Gisha petitions HCJ to allow five women from Gaza to reach their studies in gender, democracy and law
Gisha petitioned the High Court of Justice on Monday, January 16, 2012, to allow five women from the Gaza Strip to complete their master’s degrees in gender, democracy and law. Four of the women were forced to discontinue their studies in 2000, after Israel revoked travel permits given to students from the Gaza Strip who were studying in the West Bank. The four petitioners are residents of the Gaza Strip and most are in their 40s. They hold various positions in civil society organizations promoting women’s rights in Gaza. One of the petitioners is Amal Abu Aisha, 42, director of the Women’s Affairs Center, which conducts research, provides training and empowers women and advances their status through work with institutions and organizations. The center also engages in advocacy on women’s issues. Suhair Sakka, 37, is the women’s projects manager with the Union of Agricultural Work Committees. She promotes women’s roles in agriculture by conducting training and empowerment seminars and supporting women’s small businesses. The fifth petitioner is Lougin Zaeem, 18, who wishes to follow in the footsteps of her mother in pursuit of a degree in law from Birzeit University. She was accepted to the university and hopes to join her father's law firm in Gaza upon completion of her degree.

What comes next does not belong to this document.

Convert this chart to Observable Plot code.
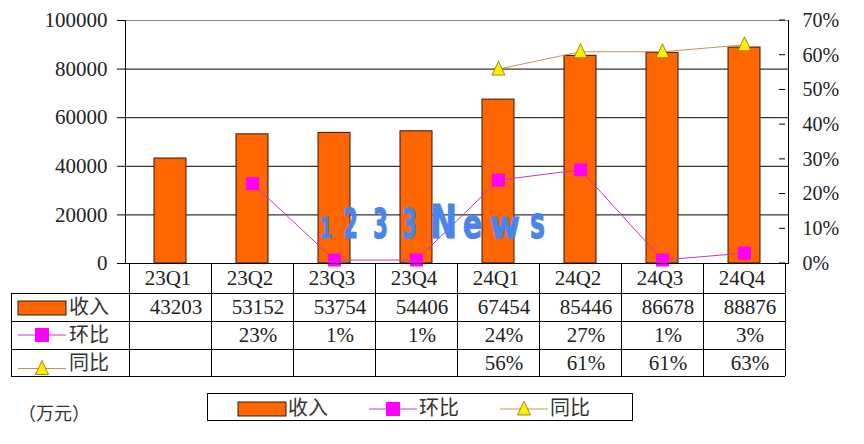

• Gender students – a threat to Israel’s national security
For the past ten years, Israel has prevented Gaza students from pursuing studies in the West Bank on the claim that students comprise a "risk group". According to security officials, “permitting their exit from the Gaza Strip will quite probably turn them into tools at the hands of terrorist organizations for committing murderous actions against the citizens of Israel”. In view of this blanket ban, one can't help but wonder: In what way do five women studying gender and democracy threaten Israel’s security?
Adv. Nomi Heger, Gisha: “These are women who have already been working for many years to advance the status of women in Gaza. Their studies can only help them to further contribute to the building of a healthy and prosperous society in the Gaza Strip – an interest shared by both Israel and the Palestinians”.